Bunun üzerine kimi vilayetlerde bulunan ordu komutanları görevini bırakıp İstanbul’a gider. 23 Temmuz 1919 günü Erzurum kongresi toplanır. 4–11 Eylül tarihlerinde Sivas Kongresinde vatanın kurtuluşu için çareler aranır. Sivas’ta bir kısım delege Amerikan mandasına yönelir. 11 Eylül 1919 günü bir temsil heyeti seçilerek toplantı tamamlanır. Mustafa Kemal Kırşehir yoluyla 27 Aralık 1919 tarihinde Ankara’ya ulaşır.
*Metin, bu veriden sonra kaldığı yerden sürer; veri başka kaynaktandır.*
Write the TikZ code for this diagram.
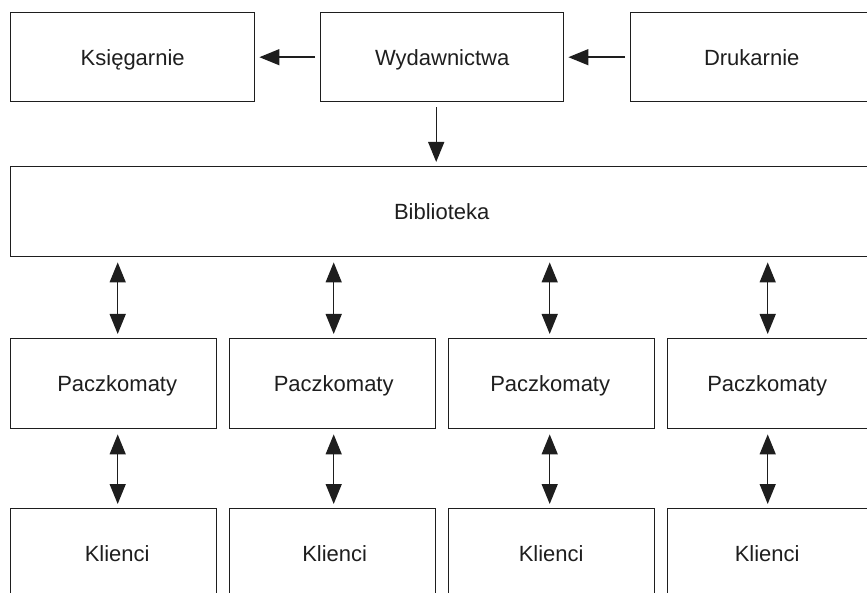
\documentclass[tikz,border=0pt]{standalone}
\usepackage{fontspec}
\setmainfont{Liberation Sans}
\usetikzlibrary{arrows.meta,positioning}
\definecolor{ink}{HTML}{1E1E1E}
\tikzset{
  box/.style={draw=ink, line width=1.4pt, text=ink, font=\fontsize{22}{24}\selectfont, inner sep=0pt, text height=15.8pt, text depth=0pt, anchor=north west},
  conn/.style={draw=ink, line width=1.4pt, -{Triangle[length=20pt,width=16pt]}, shorten >=4pt, shorten <=5pt},
  bidir/.style={draw=ink, line width=1.4pt, {Triangle[length=20pt,width=16pt]}-{Triangle[length=20pt,width=16pt]}, shorten >=4pt, shorten <=5pt}
}
\begin{document}
\begin{tikzpicture}[x=1pt,y=-1pt]
\useasboundingbox (0,0) rectangle (867,593);
\clip (0,0) rectangle (867,593);
% top row
\node[box, minimum width=244pt, minimum height=89pt] (ks) at (10,12) {Księgarnie};
\node[box, minimum width=243pt, minimum height=89pt] (wy) at (320,12) {Wydawnictwa};
\node[box, minimum width=242pt, minimum height=89pt] (dr) at (630,12) {Drukarnie};
% library
\node[box, minimum width=862pt, minimum height=90pt] (bi) at (10,166) {Biblioteka};
% parcel lockers
\node[box, minimum width=206pt, minimum height=90pt] (p1) at (10,338) {\hspace*{7pt}Paczkomaty};
\node[box, minimum width=206pt, minimum height=90pt] (p2) at (229,338) {\hspace*{2pt}Paczkomaty};
\node[box, minimum width=206pt, minimum height=90pt] (p3) at (448,338) {Paczkomaty\hspace*{3pt}};
\node[box, minimum width=206pt, minimum height=90pt] (p4) at (667,338) {Paczkomaty\hspace*{7pt}};
% clients
\node[box, minimum width=206pt, minimum height=90pt] (k1) at (10,508) {\hspace*{7pt}Klienci};
\node[box, minimum width=206pt, minimum height=90pt] (k2) at (229,508) {\hspace*{4pt}Klienci};
\node[box, minimum width=206pt, minimum height=90pt] (k3) at (448,508) {Klienci\hspace*{1pt}};
\node[box, minimum width=206pt, minimum height=90pt] (k4) at (667,508) {Klienci\hspace*{7pt}};
% connectors
\draw[conn] (wy.west) -- (ks.east);
\draw[conn] (dr.west) -- (wy.east);
\draw[conn] ([xshift=-6pt]wy.south) -- ([xshift=-6pt]wy.south |- bi.north);
\foreach \i/\dx in {1/4,2/1,3/-2,4/-3}{
  \draw[bidir] ([xshift=\dx pt]p\i.north |- bi.south) -- ([xshift=\dx pt]p\i.north);
  \draw[bidir] ([xshift=\dx pt]p\i.south) -- ([xshift=\dx pt]k\i.north);
}
\end{tikzpicture}
\end{document}
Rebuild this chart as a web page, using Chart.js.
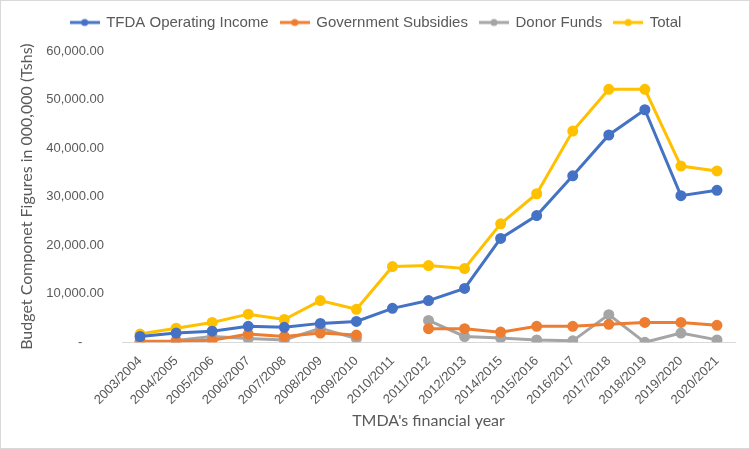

Asıl önemli konu, askerlikten ayrıldığı günden onbir gün sonra Mazhar Müfit sorar:
“Muvaffakiyet takdirinde hükümet şekli ne olacaktır” Cevap:
“Cumhuriyet olacaktır” [4]
Gazi Mustafa Kemal Samsun’a ayak bastığı gün kafasında belirlediği yol Cumhuriyet yoluydu. Kurtuluş Savaşı sonunda Türk Halkının gösterdiği başarıyı şöyle yorumlar:
“Türkiye’nin bugünkü mücadelesi, yalnız kendi nam ve hesabına olsaydı belki daha kısa, daha az kanlı olur ve daha çabuk bitebilirdi. Türkiye, büyük ve mühim bir gayret sarf ediyor. Çünkü müdafaa ettiği, bütün mazlum milletlerin, bütün doğunun davasıdır.” [5]
Mustafa Kemal’in tutuğu siyasi, ekonomik ve kültürel yol bağımsızlık isteyen tüm uluslara örnek oldu.